Debo Adegbile (center) speaks to reporters in front of the Supreme Court. (Evan Vucci/Associated Press)

By an excruciating bipartisan vote of 52-47, the Senate on Wednesday rejected lawyer Debo Adegbile for a non-life-tenured position as chief of the Justice Department's Civil Rights Division. The vote teaches us at least three disturbing things about politics in America today— beyond the fact that we now have proof that dozens of senators don't believe the head of the nation's civil-rights office should actually care about civil rights.

1. Willie Horton never really went away: We will never know whether and to what extent Wednesday's vote would have been different—and whether the entire debate over his qualifications would have been different—if Adegbile were white and had a name that everyone could easily pronounce. But we know precisely how his opponents in and out of office used his race and his name against him. Nothing better symbolizes the racial component to this story, the Willie Hortonization of this man, more than this image from talk-radio host Michael Graham's website:


It's not news that this sort of ugly racial identification still occurs 25 years after Willie Horton made his sensational debut onto the national scene. It is not news that the conservative spin machine would turn this complicated legal narrative into headlines like "Senate Democrats and a Cop Killer" over a photo of Adegbile. The news here is that seven meek Democrats, along with so-called "moderate" Republicans like Orrin Hatch and John McCain, failed to stand up to it on Wednesday. In the Senate, in the year 2014, it didn't matter what the American Bar Association or Paul Clement said about him.

2. Anyone you represent can and will be used against you: The Adegbile vote also reveals that it is now acceptable in politics to blame a lawyer for the clients he represented in the past—not just the clients he represented personally, but also those that his organization had long represented before the lawyer joined up. And not just in a hopeless case in which frivolous claims are made, but in a close case in which a conservative federal appeals court ultimately endorses the lawyer's views. 

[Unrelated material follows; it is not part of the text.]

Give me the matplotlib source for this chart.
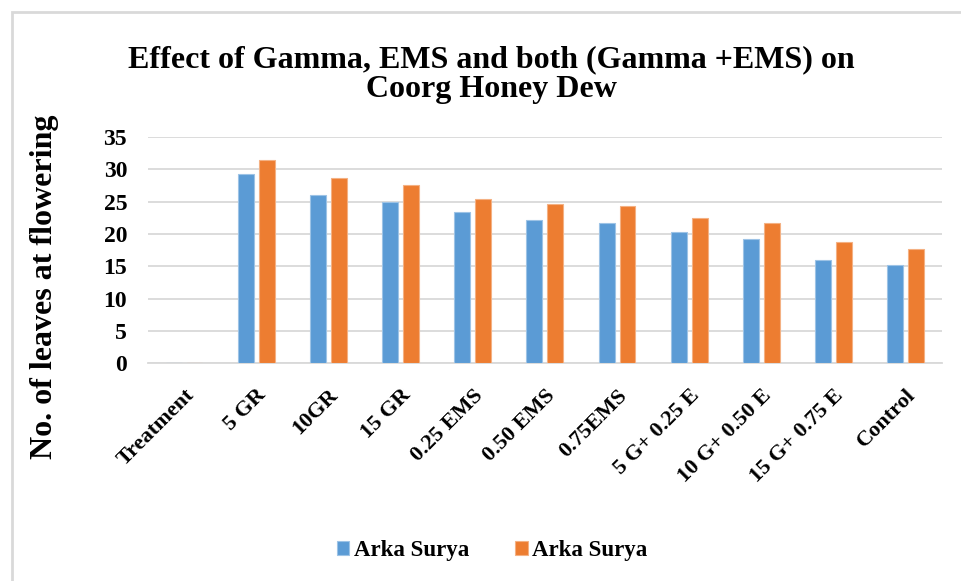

The most significant opposition to Adegbile's nomination came in response to his participation in the NAACP Legal Defense Fund's representation of Mumia Abu-Jamal, the man convicted of killing a Philadelphia police officer in 1981. Adegbile did not represent the defendant at trial. He did not declare his client to be innocent. Instead, he worked on a series of briefs supporting an appeal that made a legitimate legal argument. He did, in other words, precisely what he was expected to do on behalf of an organization dedicated to civil rights. For this he was deemed unfit to run the Civil Rights Division.

Yet not one of the senators who decried this connection to the NAACP LDF, an organization with a long, rich history of working against the racial disparities in the nation's capital-punishment regime, decried the similar connection between John Roberts and John Ferguson, a mentally ill prisoner executed last year. Long before he became chief justice of the United States, Roberts worked to help Ferguson, a serial killer, yet we barely about it during either of Roberts's two federal judicial-confirmation hearings.

The punchline? Roberts's law firm failed to get much relief for Ferguson. The Legal Defense Fund, on the other hand, generated a unanimous ruling from the Third Circuit in favor of Abu-Jamal. So a lawyer who upheld the Constitution and whose work was acknowledged as doing so by the federal courts was nonetheless shunned by the Senate.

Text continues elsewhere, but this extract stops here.